* [Your goal] Omit every picture and return the rest of the data unaltered.

>> START

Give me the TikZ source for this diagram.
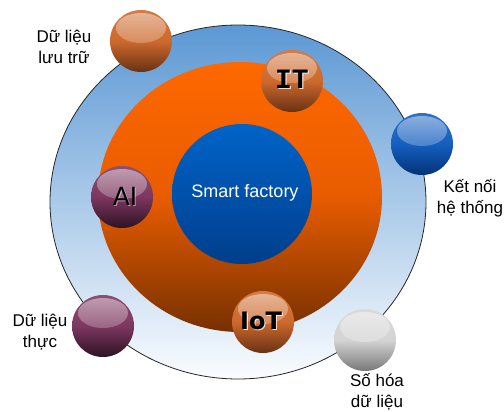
\documentclass[tikz,border=0pt]{standalone}
\usepackage{fontspec}
\setmainfont{Liberation Sans}
\newfontfamily\itfont{Liberation Mono}
\newfontfamily\dvfont{DejaVu Sans}
\usetikzlibrary{calc,shapes.geometric}
\definecolor{ringtop}{RGB}{92,152,212}
\definecolor{ringbot}{RGB}{250,252,255}
\definecolor{ortop}{RGB}{255,104,0}
\definecolor{ormid}{RGB}{232,92,0}
\definecolor{orbot}{RGB}{118,48,0}
\definecolor{bltop}{RGB}{0,100,200}
\definecolor{blbot}{RGB}{0,62,140}
\definecolor{sorange}{RGB}{205,105,45}
\definecolor{sorangeD}{RGB}{105,50,20}
\definecolor{sblue}{RGB}{20,95,190}
\definecolor{sblueD}{RGB}{5,50,120}
\definecolor{spurple}{RGB}{125,55,95}
\definecolor{spurpleD}{RGB}{45,18,35}
\definecolor{sgrey}{RGB}{212,212,212}
\definecolor{sgreyD}{RGB}{120,120,120}
\begin{document}
\begin{tikzpicture}[x=1pt,y=-1pt,
  ball/.style 2 args={circle, minimum size=62pt, inner sep=0pt,
    top color=#1!88!white, bottom color=#2, middle color=#1,
    path picture={\shade[top color=white!70!#1, bottom color=#1, opacity=0.7]
      ($(path picture bounding box.center)+(0pt,13pt)$) ellipse [x radius=25pt, y radius=15pt];}},
  lbl/.style={align=center, font=\fontsize{17}{21}\selectfont, text=black},
  shadowtxt/.style={text=white, opacity=0.8}]
\useasboundingbox (0,0) rectangle (504,412);
% big discs
\node[ellipse, minimum width=376pt, minimum height=354pt, inner sep=0pt, draw=black!85, line width=0.8pt,
  top color=ringtop, bottom color=ringbot] (ring) at (238,202) {};
\node[ellipse, minimum width=284pt, minimum height=270pt, inner sep=0pt,
  top color=ortop, bottom color=orbot, middle color=ormid] (orange) at (240,197) {};
\node[circle, minimum size=140pt, inner sep=0pt, top color=bltop, bottom color=blbot] (core) at (242,194) {};
\node[text=white, font=\fontsize{18}{20}\selectfont] (sf) at (245,193) {Smart factory};
% spheres
\node[ball={sorange}{sorangeD}] (s1) at (141,41) {};
\node[ball={sorange}{sorangeD}] (sit) at (292,81) {};
\node[ball={sblue}{sblueD}] (s2) at (422,144) {};
\node[ball={spurple}{spurpleD}] (sai) at (122,197) {};
\node[ball={spurple}{spurpleD}] (s3) at (103,326) {};
\node[ball={sorange}{sorangeD}] (siot) at (263,322) {};
\node[ball={sgrey}{sgreyD}] (s4) at (365,340) {};
% sphere texts
\node[shadowtxt, font=\itfont\bfseries\fontsize{28}{28}\selectfont] (itsh) at (293.2,80.2) {IT};
\node[font=\itfont\bfseries\fontsize{28}{28}\selectfont] (it) at (292,79) {IT};
\node[shadowtxt, font=\dvfont\bfseries\fontsize{24}{26}\selectfont] (iotsh) at (262.2,322.2) {IoT};
\node[font=\dvfont\bfseries\fontsize{24}{26}\selectfont] (iot) at (261,321) {IoT};
\node[shadowtxt, opacity=0.5, font=\dvfont\fontsize{25}{27}\selectfont] (aish) at (126,197) {AI};
\node[font=\dvfont\fontsize{25}{27}\selectfont] (ai) at (125,196) {AI};
% labels
\node[lbl] (l1) at (64,47) {Dữ liệu\\lưu trữ};
\node[lbl] (l2) at (470,198) {Kết nối\\hệ thống};
\node[lbl] (l3) at (40,332) {Dữ liệu\\thực};
\node[lbl] (l4) at (377,392) {Số hóa\\dữ liệu};
\end{tikzpicture}
\end{document}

>> END

* [Solved problem]
Give me the TikZ source for this diagram.
\documentclass[tikz,border=0pt]{standalone}
\usepackage{fontspec}
\setmainfont{Liberation Sans}
\newfontfamily\itfont{Liberation Mono}
\newfontfamily\dvfont{DejaVu Sans}
\usetikzlibrary{calc,shapes.geometric}
\definecolor{ringtop}{RGB}{92,152,212}
\definecolor{ringbot}{RGB}{250,252,255}
\definecolor{ortop}{RGB}{255,104,0}
\definecolor{ormid}{RGB}{232,92,0}
\definecolor{orbot}{RGB}{118,48,0}
\definecolor{bltop}{RGB}{0,100,200}
\definecolor{blbot}{RGB}{0,62,140}
\definecolor{sorange}{RGB}{205,105,45}
\definecolor{sorangeD}{RGB}{105,50,20}
\definecolor{sblue}{RGB}{20,95,190}
\definecolor{sblueD}{RGB}{5,50,120}
\definecolor{spurple}{RGB}{125,55,95}
\definecolor{spurpleD}{RGB}{45,18,35}
\definecolor{sgrey}{RGB}{212,212,212}
\definecolor{sgreyD}{RGB}{120,120,120}
\begin{document}
\begin{tikzpicture}[x=1pt,y=-1pt,
  ball/.style 2 args={circle, minimum size=62pt, inner sep=0pt,
    top color=#1!88!white, bottom color=#2, middle color=#1,
    path picture={\shade[top color=white!70!#1, bottom color=#1, opacity=0.7]
      ($(path picture bounding box.center)+(0pt,13pt)$) ellipse [x radius=25pt, y radius=15pt];}},
  lbl/.style={align=center, font=\fontsize{17}{21}\selectfont, text=black},
  shadowtxt/.style={text=white, opacity=0.8}]
\useasboundingbox (0,0) rectangle (504,412);
% big discs
\node[ellipse, minimum width=376pt, minimum height=354pt, inner sep=0pt, draw=black!85, line width=0.8pt,
  top color=ringtop, bottom color=ringbot] (ring) at (238,202) {};
\node[ellipse, minimum width=284pt, minimum height=270pt, inner sep=0pt,
  top color=ortop, bottom color=orbot, middle color=ormid] (orange) at (240,197) {};
\node[circle, minimum size=140pt, inner sep=0pt, top color=bltop, bottom color=blbot] (core) at (242,194) {};
\node[text=white, font=\fontsize{18}{20}\selectfont] (sf) at (245,193) {Smart factory};
% spheres
\node[ball={sorange}{sorangeD}] (s1) at (141,41) {};
\node[ball={sorange}{sorangeD}] (sit) at (292,81) {};
\node[ball={sblue}{sblueD}] (s2) at (422,144) {};
\node[ball={spurple}{spurpleD}] (sai) at (122,197) {};
\node[ball={spurple}{spurpleD}] (s3) at (103,326) {};
\node[ball={sorange}{sorangeD}] (siot) at (263,322) {};
\node[ball={sgrey}{sgreyD}] (s4) at (365,340) {};
% sphere texts
\node[shadowtxt, font=\itfont\bfseries\fontsize{28}{28}\selectfont] (itsh) at (293.2,80.2) {IT};
\node[font=\itfont\bfseries\fontsize{28}{28}\selectfont] (it) at (292,79) {IT};
\node[shadowtxt, font=\dvfont\bfseries\fontsize{24}{26}\selectfont] (iotsh) at (262.2,322.2) {IoT};
\node[font=\dvfont\bfseries\fontsize{24}{26}\selectfont] (iot) at (261,321) {IoT};
\node[shadowtxt, opacity=0.5, font=\dvfont\fontsize{25}{27}\selectfont] (aish) at (126,197) {AI};
\node[font=\dvfont\fontsize{25}{27}\selectfont] (ai) at (125,196) {AI};
% labels
\node[lbl] (l1) at (64,47) {Dữ liệu\\lưu trữ};
\node[lbl] (l2) at (470,198) {Kết nối\\hệ thống};
\node[lbl] (l3) at (40,332) {Dữ liệu\\thực};
\node[lbl] (l4) at (377,392) {Số hóa\\dữ liệu};
\end{tikzpicture}
\end{document}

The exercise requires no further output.